Paul should shout at me. (Obviously: In reality, he does sometimes. Am I listening?)
I shouldn't shout at Paul.
I shouldn't shout at me.
(In my head, am I playing over and over again Paul's shouting? Who's more merciful, Paul who shouted once, or me who replayed it a 100 times?)


When you first start using this process, I highly recommend that you download the worksheets and write out your troubling thoughts and the turnarounds. The writing helps to crystallize your thoughts and your pain so that you can release it.

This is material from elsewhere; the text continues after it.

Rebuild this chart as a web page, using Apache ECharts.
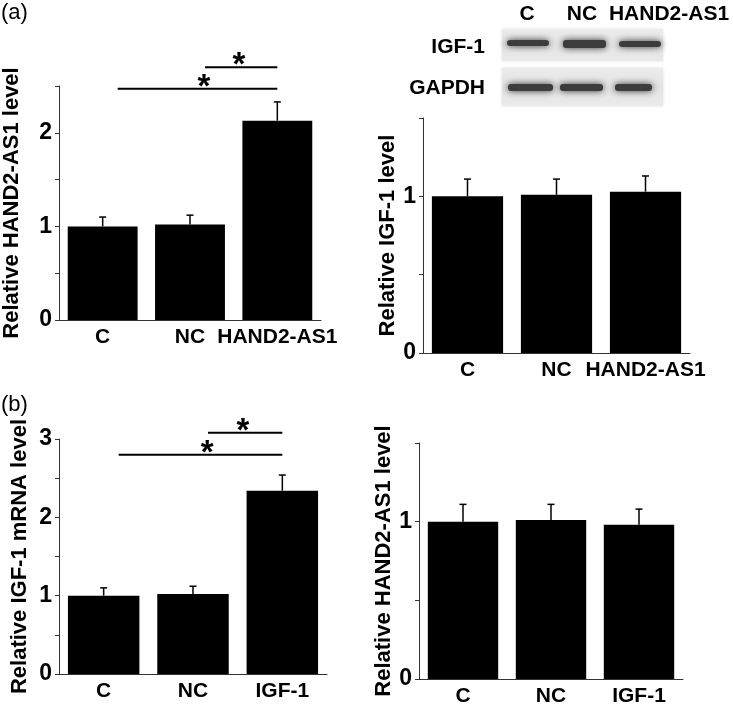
<!DOCTYPE html>
<html><head><meta charset="utf-8">
<script src="https://cdn.jsdelivr.net/npm/echarts@6/dist/echarts.min.js"></script>
<style>html,body{margin:0;padding:0;background:#fff}#c{width:733px;height:707px}</style>
</head><body><div id="c"></div><script>
// ---- data ----
const catsA = ['C', 'NC', 'HAND2-AS1'];
const catsB = ['C', 'NC', 'IGF-1'];
const aLeftMean = [1.00, 1.02, 2.13];
const aLeftErr = [0.10, 0.10, 0.20];
const aRightMean = [1.00, 1.01, 1.03];
const aRightErr = [0.11, 0.10, 0.10];
const bLeftMean = [1.00, 1.02, 2.34];
const bLeftErr = [0.10, 0.10, 0.20];
const bRightMean = [1.00, 1.01, 0.98];
const bRightErr = [0.11, 0.10, 0.10];
// significance brackets: [fromIndex, toIndex, level, starFraction]
const aLeftSig = [[0, 2, 2.47, 0.54], [1, 2, 2.70, 0.47]];
const bLeftSig = [[0, 2, 2.80, 0.54], [1, 2, 3.08, 0.47]];
const blotLanes = ['C', 'NC', 'HAND2-AS1'];
const blotRows = ['IGF-1', 'GAPDH'];
const yTitles = ['Relative HAND2-AS1 level', 'Relative IGF-1 level', 'Relative IGF-1 mRNA level', 'Relative HAND2-AS1 level'];
const yMax = [2.5, 1.5, 3, 1.5];
const panelTags = ['(a)', '(b)'];

// ---- style ----
const FONT = "'Liberation Sans', Arial, sans-serif";
const axisCol = '#333';
const grids = [
  { left: 55, top: 86, width: 266, height: 234 },
  { left: 423, top: 118, width: 267, height: 235 },
  { left: 59, top: 439, width: 268, height: 235 },
  { left: 419, top: 443, width: 264, height: 236 }
];
const nameGaps = [36, 20, 28, 22];

const chart = echarts.init(document.getElementById('c'), null, { renderer: 'canvas' });

const xAxes = [catsA, catsA, catsB, catsB].map((c, i) => ({
  type: 'category', gridIndex: i, data: c,
  axisLine: { lineStyle: { color: axisCol, width: 1 } },
  axisTick: { alignWithLabel: true, length: 4, lineStyle: { color: axisCol } },
  axisLabel: { interval: 0, margin: 7, color: '#000', fontFamily: FONT, fontWeight: 'bold', fontSize: 21 }
}));
const yAxes = yMax.map((m, i) => ({
  type: 'value', gridIndex: i, min: 0, max: m, interval: 0.5,
  name: yTitles[i], nameLocation: 'middle', nameRotate: 90, nameGap: nameGaps[i],
  nameTextStyle: { color: '#000', fontFamily: FONT, fontWeight: 'bold', fontSize: 22 },
  axisLine: { show: true, lineStyle: { color: axisCol, width: 1 } },
  axisTick: { show: true, length: 4, lineStyle: { color: axisCol } },
  splitLine: { show: false },
  axisLabel: {
    margin: 7, color: '#000', fontFamily: FONT, fontWeight: 'bold', fontSize: 23,
    formatter: v => (Math.abs(v - Math.round(v)) < 1e-9 ? String(Math.round(v)) : '')
  }
}));

const means = [aLeftMean, aRightMean, bLeftMean, bRightMean];
const errs = [aLeftErr, aRightErr, bLeftErr, bRightErr];
const series = [];
means.forEach((m, i) => {
  series.push({
    type: 'bar', xAxisIndex: i, yAxisIndex: i, data: m,
    barCategoryGap: '20%', itemStyle: { color: '#000' }, silent: true, z: 2
  });
  series.push({
    type: 'custom', xAxisIndex: i, yAxisIndex: i, z: 3, silent: true,
    data: m.map((v, k) => [k, v, errs[i][k]]),
    encode: { x: 0, y: 1 },
    renderItem: (params, api) => {
      const x = api.value(0), y = api.value(1), e = api.value(2);
      const p0 = api.coord([x, y]), p1 = api.coord([x, y + e]);
      return {
        type: 'group', children: [
          { type: 'line', shape: { x1: p0[0], y1: p0[1], x2: p1[0], y2: p1[1] }, style: { stroke: '#000', lineWidth: 1.5 } },
          { type: 'line', shape: { x1: p1[0] - 3.5, y1: p1[1], x2: p1[0] + 3.5, y2: p1[1] }, style: { stroke: '#000', lineWidth: 1.5 } }
        ]
      };
    }
  });
});
function sigSeries(data, idx) {
  return {
    type: 'custom', xAxisIndex: idx, yAxisIndex: idx, z: 4, silent: true, clip: false,
    data: data, encode: { x: 0, y: 2 },
    renderItem: (params, api) => {
      const f = api.value(0), t = api.value(1), lv = api.value(2), sp = api.value(3);
      const p0 = api.coord([f, lv]), p1 = api.coord([t, lv]);
      const x0 = p0[0] + 15, x1 = p1[0];
      const sx = x0 + (x1 - x0) * sp;
      return {
        type: 'group', children: [
          { type: 'line', shape: { x1: x0, y1: p0[1], x2: x1, y2: p0[1] }, style: { stroke: '#000', lineWidth: 2 } },
          { type: 'text', x: sx, y: p0[1] - 1, style: { text: '*', font: 'bold 33px ' + FONT, align: 'center', verticalAlign: 'middle', fill: '#000' } }
        ]
      };
    }
  };
}
series.push(sigSeries(aLeftSig, 0));
series.push(sigSeries(bLeftSig, 2));

// ---- graphic: panel tags and western blot ----
const graphic = [
  { type: 'text', left: 1, top: 2, style: { text: panelTags[0], font: '22px ' + FONT, fill: '#000' } },
  { type: 'text', left: 1, top: 394, style: { text: panelTags[1], font: '22px ' + FONT, fill: '#000' } }
];
const laneCenters = [527, 582, 669];
blotLanes.forEach((l, k) => {
  graphic.push({ type: 'text', x: laneCenters[k], y: 14, style: { text: l, font: 'bold 21px ' + FONT, fill: '#000', align: 'center', verticalAlign: 'middle' } });
});
const rowY = [47, 88];
blotRows.forEach((r, k) => {
  graphic.push({ type: 'text', x: 485, y: rowY[k], style: { text: r, font: 'bold 21px ' + FONT, fill: '#000', align: 'right', verticalAlign: 'middle' } });
});
// blot panels
const panels = [{ y: 29, h: 32 }, { y: 68, h: 38 }];
panels.forEach(p => graphic.push({
  type: 'rect', shape: { x: 502, y: p.y, width: 161, height: p.h },
  style: {
    fill: { type: 'linear', x: 0, y: 0, x2: 0, y2: 1, colorStops: [{ offset: 0, color: '#ececec' }, { offset: 0.5, color: '#e3e3e3' }, { offset: 1, color: '#ebebeb' }] },
    shadowBlur: 3, shadowColor: 'rgba(220,220,220,0.9)'
  }, z: 1
}));
const bands = [
  [[507, 40, 42, 6], [563, 40, 43, 8], [619, 41, 42, 6]],
  [[508, 84, 45, 7], [560, 84, 43, 7], [615, 84, 37, 7]]
];
bands.forEach(row => row.forEach(b => graphic.push({
  type: 'rect', shape: { x: b[0], y: b[1], width: b[2], height: b[3], r: 3 },
  style: { fill: '#3c3c3c', shadowBlur: 7, shadowColor: 'rgba(40,40,40,0.95)' }, z: 2
})));

chart.setOption({
  animation: false,
  backgroundColor: '#fff',
  grid: grids.map(g => Object.assign({ containLabel: false }, g)),
  xAxis: xAxes, yAxis: yAxes, series: series, graphic: graphic
});
</script></body></html>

Another way to learn to let go is to recognize the high price we pay for holding onto troubling thoughts.  A big worry tormenting Baby Boomers these days is the concern "I need more money for my retirement".  I want to share a very personal story about the price one person paid for holding onto this thought of torture. Nineteen years ago I went to work for an incredible, vivacious, and extremely talented woman named Deborah. I watched her push herself to work an endless number of hours per week, stress herself out over work related issues, obsess over material management issues, to the point that she used food, alcohol and cigarettes to release her tensions at night and massive amounts of caffeine to get going again the next day. Our work and personal relationship deepened and she taught me many important things, like how to control inventory in a fast-paced automotive environment, and to drink Italian Margaritas.  I taught her how to finesse her memos  and that it was okay to go out to lunch in the middle of the week.  Over the years and as we grew closer, she confided her fears of running out of money when she retired.  She grew up in a poor family and never wanted to be poor again, so she drove herself to make the money she was sure she would need for her old age. When she moved to Texas and I moved to Virginia we burned up the telephone lines and remained best friends.
 
Two and a half years ago, on a beautiful July morning, she called and announced in her breezy style that she had been in bed for a week with excruciating stomach pains.  As she casually described her doctor's course of treatment, every nerve in my body went on alert.  This was the same person who never even allowed herself time for a cold or headache!  Her pain continued and three weeks later she was hospitalized and diagnosed with advanced colon and liver cancer. Three weeks after that, she passed away.  I still miss her laugh, her blond jokes, and her imitation of bacon frying.  I hate that we won't grow old sipping margaritas by the sea like she promised.  I really hate that this person who gave so much to others traded her todays for worries over her tomorrows, assuming that the tomorrows were a given. The experience left me committed to living in the present and to helping others do the same.


Let me know if this information helps you, and please remember that the time has come for you to learn to just Let GO!